Spotify's CEO apologizes for not explaining its new privacy policy as subscribers threaten to quit

Spotify’s founder and CEO, Daniel Ek, has apologised in a blog post for not explaining the reasoning behind a new privacy policy that has drawn criticism from users.

Under the new policy, Spotify is seeking permission to access your sensors, photos, contacts, and GPS, among other things.

To be clear, Ek did not apologise for the policy itself — which he seems to stand by — but for not being more diligent in telling users why those changes came about, and what they mean.

In the blog post, titled “SORRY.,” Ek goes into detail about five points: photos, location, voice, contacts, and sharing.

Here is the post, reprinted below:

We are in the middle of rolling out new terms and conditions and privacy policy and they have caused a lot of confusion about what kind of information we access and what we do with it. We apologise for that. We should have done a better job in communicating what these policies mean and how any information you choose to share will — and will not — be used.

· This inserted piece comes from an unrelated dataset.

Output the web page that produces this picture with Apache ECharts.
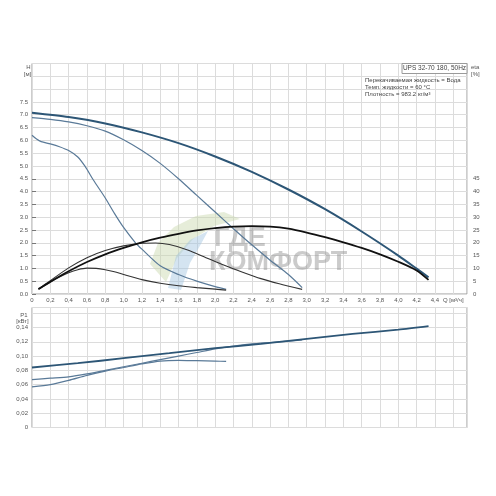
<!DOCTYPE html>
<html>
<head>
<meta charset="utf-8">
<script src="https://cdn.jsdelivr.net/npm/echarts@6/dist/echarts.min.js"></script>
<style>
  html, body { margin: 0; padding: 0; background: #fff; }
  #chart { width: 496px; height: 496px; }
</style>
</head>
<body>
<div id="chart"></div>
<script>
// Q [m3/h] and head H [m] per speed
const qH3 = [0, 0.4, 0.8, 1.2, 1.6, 2.0, 2.4, 2.8, 3.2, 3.6, 4.0, 4.2, 4.33];
const h3 = [7.08, 6.91, 6.66, 6.31, 5.89, 5.37, 4.77, 4.08, 3.31, 2.44, 1.50, 0.99, 0.65];
const qH2 = [0, 0.2, 0.4, 0.6, 0.8, 1.0, 1.2, 1.4, 1.6, 1.8, 2.0, 2.2, 2.4, 2.6, 2.8, 2.95];
const h2 = [6.89, 6.82, 6.72, 6.57, 6.36, 6.02, 5.60, 5.10, 4.50, 3.85, 3.20, 2.55, 1.92, 1.32, 0.76, 0.25];
const qH1 = [0, 0.05, 0.1, 0.2, 0.3, 0.4, 0.5, 0.58, 0.67, 0.8, 0.9, 1.0, 1.13, 1.2, 1.4, 1.6, 1.8, 2.0, 2.12];
const h1 = [6.20, 6.05, 5.95, 5.86, 5.75, 5.60, 5.35, 4.98, 4.45, 3.75, 3.15, 2.60, 2.00, 1.75, 1.10, 0.76, 0.50, 0.29, 0.18];

// efficiency eta [%]
const qE3 = [0.07, 0.2, 0.4, 0.6, 0.8, 1.0, 1.2, 1.4, 1.6, 1.8, 2.0, 2.2, 2.4, 2.6, 2.8, 3.0, 3.2, 3.4, 3.6, 3.8, 4.0, 4.2, 4.33];
const eta3 = [1.9, 4.8, 8.9, 12.5, 15.5, 18.0, 20.2, 22.0, 23.5, 24.8, 25.7, 26.3, 26.5, 26.3, 25.5, 24.0, 22.2, 20.2, 18.0, 15.5, 12.6, 9.2, 5.5];
const qE2 = [0.07, 0.2, 0.4, 0.6, 0.8, 1.0, 1.2, 1.35, 1.5, 1.7, 1.9, 2.1, 2.3, 2.5, 2.7, 2.95];
const eta2 = [1.9, 5.2, 10.2, 14.2, 17.0, 18.8, 19.8, 19.9, 19.3, 17.2, 14.2, 11.2, 8.5, 6.0, 4.0, 1.8];
const qE1 = [0.08, 0.2, 0.3, 0.4, 0.5, 0.6, 0.7, 0.8, 0.9, 1.0, 1.2, 1.4, 1.6, 1.8, 2.0, 2.12];
const eta1 = [2.0, 4.6, 6.6, 8.3, 9.5, 10.1, 10.0, 9.5, 8.7, 7.6, 5.6, 4.2, 3.2, 2.5, 1.9, 1.5];

// power P1 [kW]
const qP3 = [0, 0.5, 1.0, 1.5, 2.0, 2.5, 3.0, 3.5, 4.0, 4.33];
const p3 = [0.084, 0.090, 0.097, 0.104, 0.111, 0.117, 0.124, 0.131, 0.137, 0.142];
const qP2 = [0, 0.2, 0.4, 0.6, 0.8, 1.0, 1.2, 1.4, 1.6, 1.8, 2.0, 2.2, 2.4, 2.6, 2.8, 2.95];
const p2 = [0.067, 0.069, 0.071, 0.075, 0.080, 0.085, 0.090, 0.095, 0.100, 0.105, 0.110, 0.114, 0.117, 0.119, 0.121, 0.1225];
const qP1 = [0, 0.2, 0.4, 0.6, 0.8, 1.0, 1.2, 1.4, 1.6, 1.8, 2.0, 2.12];
const p1 = [0.057, 0.060, 0.066, 0.073, 0.079, 0.084, 0.089, 0.093, 0.094, 0.0935, 0.093, 0.0925];

const infoLines = ['Перекачиваемая жидкость = Вода', 'Темп. жидкости = 60 °C', 'Плотность = 983.2 кг/м³'];
const pumpName = 'UPS 32-70 180, 50Hz';

const pairs = (xs, ys) => xs.map((x, i) => [x, ys[i]]);
const FONT = 'Liberation Sans, Arial, sans-serif';
const labelColor = '#555';
const gridLine = { show: true, lineStyle: { color: '#dcdcdc', width: 1 } };

function line(name, xs, ys, xi, yi, color, width) {
    return {
        name: name, type: 'line', xAxisIndex: xi, yAxisIndex: yi,
        data: pairs(xs, ys), showSymbol: false, symbol: 'none',
        smooth: 0.25,
        lineStyle: { color: color, width: width }, z: 3
    };
}

const xFmt = v => {
    if (Math.abs(v - 4.6) < 1e-6) return 'Q [м³/ч]';
    if (v > 4.5) return '';
    return v === 0 ? '0' : v.toFixed(1).replace('.', ',');
};

const chart = echarts.init(document.getElementById('chart'));
const option = {
    animation: false,
    textStyle: { fontFamily: FONT },
    grid: [
        { left: 32, top: 63.5, width: 435, height: 230.5, show: true, borderColor: '#9a9a9a', borderWidth: 1 },
        { left: 32, top: 307.5, width: 435, height: 120, show: true, borderColor: '#9a9a9a', borderWidth: 1 },
        { left: 32, top: 178.75, width: 435, height: 115.25, show: false }
    ],
    xAxis: [
        { gridIndex: 0, type: 'value', min: 0, max: 4.75, interval: 0.2,
          axisLine: { show: false }, axisTick: { show: false }, splitLine: gridLine,
          axisLabel: { fontSize: 6, color: labelColor, margin: 3, formatter: xFmt, hideOverlap: false } },
        { gridIndex: 1, type: 'value', min: 0, max: 4.75, interval: 0.2,
          axisLine: { show: false }, axisTick: { show: false }, splitLine: gridLine,
          axisLabel: { show: false } },
        { gridIndex: 2, type: 'value', min: 0, max: 1, show: false }
    ],
    yAxis: [
        { gridIndex: 0, type: 'value', min: 0, max: 9, interval: 0.5,
          axisLine: { show: false }, axisTick: { show: false }, splitLine: gridLine,
          axisLabel: { fontSize: 6, color: labelColor, margin: 4,
                       formatter: v => v <= 7.5 ? v.toFixed(1) : '' } },
        { gridIndex: 0, type: 'value', min: 0, max: 90, show: false },
        { gridIndex: 1, type: 'value', min: 0, max: 0.168, interval: 0.02,
          axisLine: { show: false }, axisTick: { show: false }, splitLine: gridLine,
          axisLabel: { fontSize: 6, color: labelColor, margin: 4,
                       formatter: v => v > 0.141 ? '' : (v === 0 ? '0' : v.toFixed(2).replace('.', ',')) } },
        { gridIndex: 2, type: 'value', position: 'right', min: 0, max: 45, interval: 5,
          axisLine: { show: false }, splitLine: { show: false },
          axisTick: { show: true, length: 4, lineStyle: { color: '#777' } },
          axisLabel: { fontSize: 6, color: labelColor, margin: 6 } }
    ],
    graphic: [
        // watermark
        { type: 'polygon', z: 1, silent: true,
          shape: { points: [[150, 264], [158, 243], [174, 227], [196, 216], [224, 212], [240, 219], [214, 226], [193, 239], [177, 258], [166, 282]] },
          style: { fill: 'rgba(200,215,170,0.45)' } },
        { type: 'polygon', z: 1, silent: true,
          shape: { points: [[168, 288], [176, 256], [190, 240], [208, 231], [201, 244], [190, 263], [181, 290]] },
          style: { fill: 'rgba(160,195,225,0.45)' } },
        { type: 'text', z: 1, silent: true, x: 214, y: 239,
          style: { text: 'ГДЕ', fontSize: 27, fontWeight: 'bold', fill: 'rgba(140,140,140,0.45)', fontFamily: FONT, verticalAlign: 'middle' } },
        { type: 'text', z: 1, silent: true, x: 209, y: 263,
          style: { text: 'КОМФОРТ', fontSize: 27, fontWeight: 'bold', fill: 'rgba(140,140,140,0.45)', fontFamily: FONT, verticalAlign: 'middle' } },
        // axis titles
        { type: 'text', x: 28.5, y: 67, style: { text: 'H', fontSize: 6, fill: labelColor, fontFamily: FONT, align: 'center', verticalAlign: 'middle' } },
        { type: 'text', x: 27.5, y: 74.5, style: { text: '[м]', fontSize: 6, fill: labelColor, fontFamily: FONT, align: 'center', verticalAlign: 'middle' } },
        { type: 'text', x: 24, y: 315, style: { text: 'P1', fontSize: 6, fill: labelColor, fontFamily: FONT, align: 'center', verticalAlign: 'middle' } },
        { type: 'text', x: 22.5, y: 321.5, style: { text: '[кВт]', fontSize: 6, fill: labelColor, fontFamily: FONT, align: 'center', verticalAlign: 'middle' } },
        { type: 'text', x: 471, y: 67.7, style: { text: 'eta', fontSize: 6, fill: labelColor, fontFamily: FONT, verticalAlign: 'middle' } },
        { type: 'text', x: 471, y: 74.3, style: { text: '[%]', fontSize: 6, fill: labelColor, fontFamily: FONT, verticalAlign: 'middle' } },
        // info box
        { type: 'rect', z: 5, shape: { x: 402, y: 63.5, width: 65, height: 10 },
          style: { fill: '#fff', stroke: '#9a9a9a', lineWidth: 1 } },
        { type: 'text', z: 6, x: 434.5, y: 68.7,
          style: { text: pumpName, fontSize: 6.5, fill: '#444', fontFamily: FONT, align: 'center', verticalAlign: 'middle' } },
        { type: 'text', z: 6, x: 365, y: 80, style: { text: infoLines[0], fontSize: 6, fill: '#444', fontFamily: FONT, verticalAlign: 'middle' } },
        { type: 'text', z: 6, x: 365, y: 87, style: { text: infoLines[1], fontSize: 6, fill: '#444', fontFamily: FONT, verticalAlign: 'middle' } },
        { type: 'text', z: 6, x: 365, y: 94, style: { text: infoLines[2], fontSize: 6, fill: '#444', fontFamily: FONT, verticalAlign: 'middle' } }
    ],
    series: [
        line('H1', qH1, h1, 0, 0, '#5a7a98', 1.2),
        line('H2', qH2, h2, 0, 0, '#5a7a98', 1.2),
        line('H3', qH3, h3, 0, 0, '#2d5676', 2),
        line('eta1', qE1, eta1, 0, 1, '#333', 1.1),
        line('eta2', qE2, eta2, 0, 1, '#333', 1.1),
        line('eta3', qE3, eta3, 0, 1, '#111', 1.8),
        line('P1-1', qP1, p1, 1, 2, '#5a7a98', 1.2),
        line('P1-2', qP2, p2, 1, 2, '#5a7a98', 1.2),
        line('P1-3', qP3, p3, 1, 2, '#2d5676', 1.8)
    ]
};
chart.setOption(option);
</script>
</body>
</html>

We understand people’s concerns about their personal information and are 100 per cent committed to protecting our users’ privacy and ensuring that you have control over the information you share.

So let me try and clear things up.

In our new privacy policy, we indicated that we may ask your permission to access new types of information, including photos, mobile device location, voice controls, and your contacts. Let me be crystal clear here: If you don’t want to share this kind of information, you don’t have to. We will ask for your express permission before accessing any of this data — and we will only use it for specific purposes that will allow you to customise your Spotify experience.

Photos: We will never access your photos without explicit permission and we will never scan or import your photo library or camera roll. If you give us permission to access photos, we will only use or access images that you specifically choose to share. Those photos would only be used in ways you choose and control — to create personalised cover art for a playlist or to change your profile image, for example.

Location: We will never gather or use the location of your mobile device without your explicit permission. We would use it to help personalise recommendations or to keep you up to date about music trending in your area. And if you choose to share location information but later change your mind, you will always have the ability to stop sharing.

Voice: We will never access your microphone without your permission. Many people like to use Spotify in a hands-free way, and we may build voice controls into future versions of the product that will allow you to skip tracks, or pause, or otherwise navigate the app. You will always have the ability to disable voice controls.

Contacts: We will never scan or import your contacts without your permission. Spotify is a social platform and many people like to share playlists and music they discover with their friends. In the future, we may want to give you the ability to find your friends on Spotify by searching for Spotify users in your contacts if you choose to do that.

Sharing: The Privacy Policy also mentions advertisers, rights holders and mobile networks. This is not new. With regard to mobile networks, some Spotify subscribers sign up through their mobile provider, which means some information is shared with them by necessity. We also share some data with our partners who help us with marketing and advertising efforts, but this information is de-identified — your personal information is not shared with them.

Again, we have heard your concerns loud and clear. We are also going to update the new Privacy Policy in the coming weeks to better reflect what we have explained above. If you have any questions or concerns, please let us know by emailing us at [email protected] We’re listening to you and we take your concerns very seriously.